What he had uncovered would become known in the West as The Epic of Gilgamesh, the 3,200-year-old account of the eponymous hero’s exploits and one of the oldest works of literature in the world. It constituted one of the most sensational finds in the history of archaeology. Smith would go on to become the world’s leading expert in the ancient Akkadian language and its fiendishly difficult script, write the first true history of Mesopotamia’s long-lost Assyrian Empire and publish pathbreaking translations of the major Babylonian literary texts. All that from a self-taught laborer who had never been to high school, much less college.
Scholars had only recently succeeded in cracking the code to the region’s history: the complex cuneiform (wedge-shaped) script in which most of the ancient Mesopotamian texts were written. With few established protocols, Assyriology constituted a rare chink in the armor of the British class structure. An inquiring mind with a fresh perspective could be welcomed into the enterprise without a single credential, letter of introduction or family connection. Resources were still pitifully slim, and full-time employment in the field was almost unattainable, so it would be an exaggeration to speak of this as a window of opportunity; it was more of a mousehole of opportunity, but it was all that Smith required.
He was born in 1840 in the London district of Chelsea, at that time a seedy area of grimy tenements and high unemployment. When he turned 14, his father took the sensible route of apprenticing the boy to the printing firm of Messrs. Bradbury and Evans, where he was put to work learning to engrave bank notes.

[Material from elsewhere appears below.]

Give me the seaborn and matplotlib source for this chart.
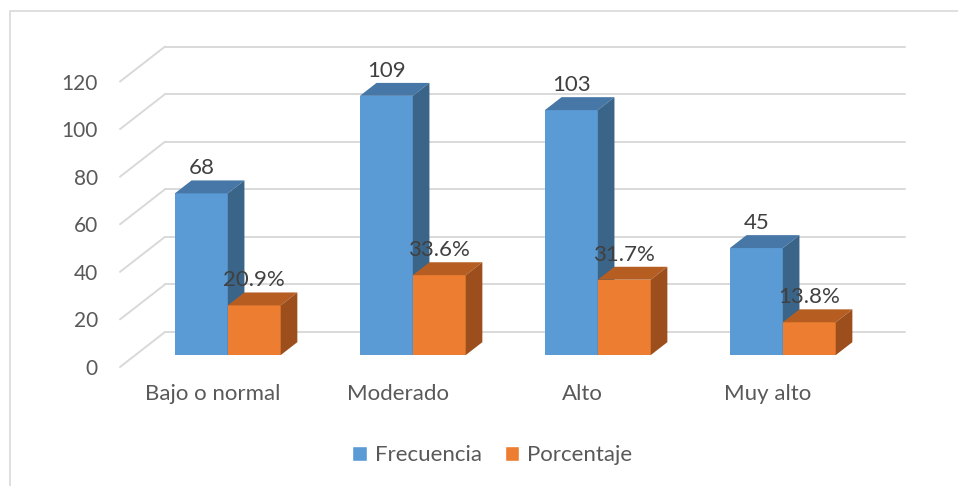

Working amid the din of printing presses and the smell of damp ink on paper, Smith developed the patience, and keen eye and delicate hand that would later serve him so well in his work with cuneiform tablets. His work also exposed him to a wider world, for Bradbury and Evans had branched out from printing into publishing; they owned the humor magazine Punch and published Dickens and Thackeray in lavishly illustrated editions. In the fall of 1860, the 20-year-old Smith, fascinated by ancient history, began to haunt the Near Eastern collections at the British Museum.